I am working on a project where I am trying to simulate flow through a venturi mixer.  We have a device that works, but need to improve its performance.  But I can't get Flow Simulation to correctly model it.  I am performing an internal flow simulation.  I am using Solidworks 2011 and Flow Simulation 2011.   The part consists of an orifice where a 50PSI  oxygen gas source is the inlet.  So I set the inlet pressure to Total Pressure 50 lbsft/in2.  It has a large inlet at the bottom of the part that is an atmospheric air inlet.  I left the atmospheric air inlet at default atmospheric pressure.  There is also a mixed gas outlet boundary condition that is set to atmospheric air.  I have tried changing a bunch of parameters including temperature of the inlet gas.  I have set the atmospheric boundary conditions to static pressure or atmospheric pressure. I have changed boundary conditions from laminar to turbulent and vice versa.

Here are the problems that I have encountered.

When I measure the flow of the the gas through the orifice in real life I reach a flow of 11.5 Liters/min.  In the simulation I only reach a flow of around 5.5 LPM exiting the orifice.  This also shows up in my total exit flow appearing much lower.  (I could set the flow rate coming out of the orifice, but that doesn't allow me to simulate the effects of changing the orifice, which I would like to do.)

I am also trying to simulate the volume fraction of oxygen.  Essentially, I want to know what mix ratio I am getting.  It also does not match my actual device.

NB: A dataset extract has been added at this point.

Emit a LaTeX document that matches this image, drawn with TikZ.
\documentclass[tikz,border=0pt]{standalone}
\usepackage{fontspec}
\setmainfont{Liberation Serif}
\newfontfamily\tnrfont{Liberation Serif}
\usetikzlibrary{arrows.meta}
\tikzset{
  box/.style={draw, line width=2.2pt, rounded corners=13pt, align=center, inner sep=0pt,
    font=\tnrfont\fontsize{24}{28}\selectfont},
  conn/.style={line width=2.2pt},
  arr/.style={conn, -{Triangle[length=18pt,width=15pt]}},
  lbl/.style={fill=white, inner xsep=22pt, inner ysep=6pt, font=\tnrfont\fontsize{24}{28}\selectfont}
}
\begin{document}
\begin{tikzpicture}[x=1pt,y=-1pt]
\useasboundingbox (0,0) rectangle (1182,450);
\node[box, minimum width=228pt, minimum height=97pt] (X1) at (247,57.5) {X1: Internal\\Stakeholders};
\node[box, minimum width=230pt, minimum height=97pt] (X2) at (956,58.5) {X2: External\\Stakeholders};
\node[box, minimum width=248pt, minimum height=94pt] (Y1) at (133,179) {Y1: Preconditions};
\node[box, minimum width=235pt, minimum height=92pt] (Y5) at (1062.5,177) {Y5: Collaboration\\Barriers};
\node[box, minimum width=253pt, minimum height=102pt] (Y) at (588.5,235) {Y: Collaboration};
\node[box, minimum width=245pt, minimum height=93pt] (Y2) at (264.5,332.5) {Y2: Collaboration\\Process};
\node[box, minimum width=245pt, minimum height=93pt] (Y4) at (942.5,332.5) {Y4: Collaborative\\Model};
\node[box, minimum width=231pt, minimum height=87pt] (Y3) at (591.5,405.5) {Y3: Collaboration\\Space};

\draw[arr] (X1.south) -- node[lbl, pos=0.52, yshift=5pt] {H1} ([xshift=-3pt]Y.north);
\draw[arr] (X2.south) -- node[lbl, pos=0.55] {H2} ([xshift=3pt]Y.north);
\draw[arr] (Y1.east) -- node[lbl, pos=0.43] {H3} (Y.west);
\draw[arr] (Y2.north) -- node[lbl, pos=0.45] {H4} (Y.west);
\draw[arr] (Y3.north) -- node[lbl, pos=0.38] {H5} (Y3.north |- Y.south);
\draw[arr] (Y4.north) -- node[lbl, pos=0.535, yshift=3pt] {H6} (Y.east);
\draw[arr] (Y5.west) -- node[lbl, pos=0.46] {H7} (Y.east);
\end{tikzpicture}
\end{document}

I first tried to simulate the flow without an exit tube on it.  In our real-life application we have a series of tubes that the gas passes through after it exits our device.  I have simulated the flow with just one of the pieces of that tubing.  It gave me some terrible results.  It shows the gas mixture starting within the device where I have a oxygen concentration that gradually increase back to 100%.  I can't figure out where this extra oxygen is coming from.  From what I know, gas doesn't just unmix itself.  Here is an image of that simulation. (Coincidently, I performed a similar test to this where the long outlet tube seen below was smooth on the inside instead of corrugated like the actual tube). I can't believe that corrugation would really effect as much as the model is showing.  I have tried reducing the mesh, but then it has trouble modeling the gas exiting the orifice.  I tried simulating it with a localized mesh at the orifice and it also didn't work.

OptiVenturi test with 2 ft section of tubing.jpg

I have tried to break down each flow part separately to try to find the problem.

I noticed in one of the forum threads, that another user was running a flow simulation similar to this except with water.  I turns out he had to do an external flow simulation.  Is that my problem? Has anyone else run a simulation similar to this who could help?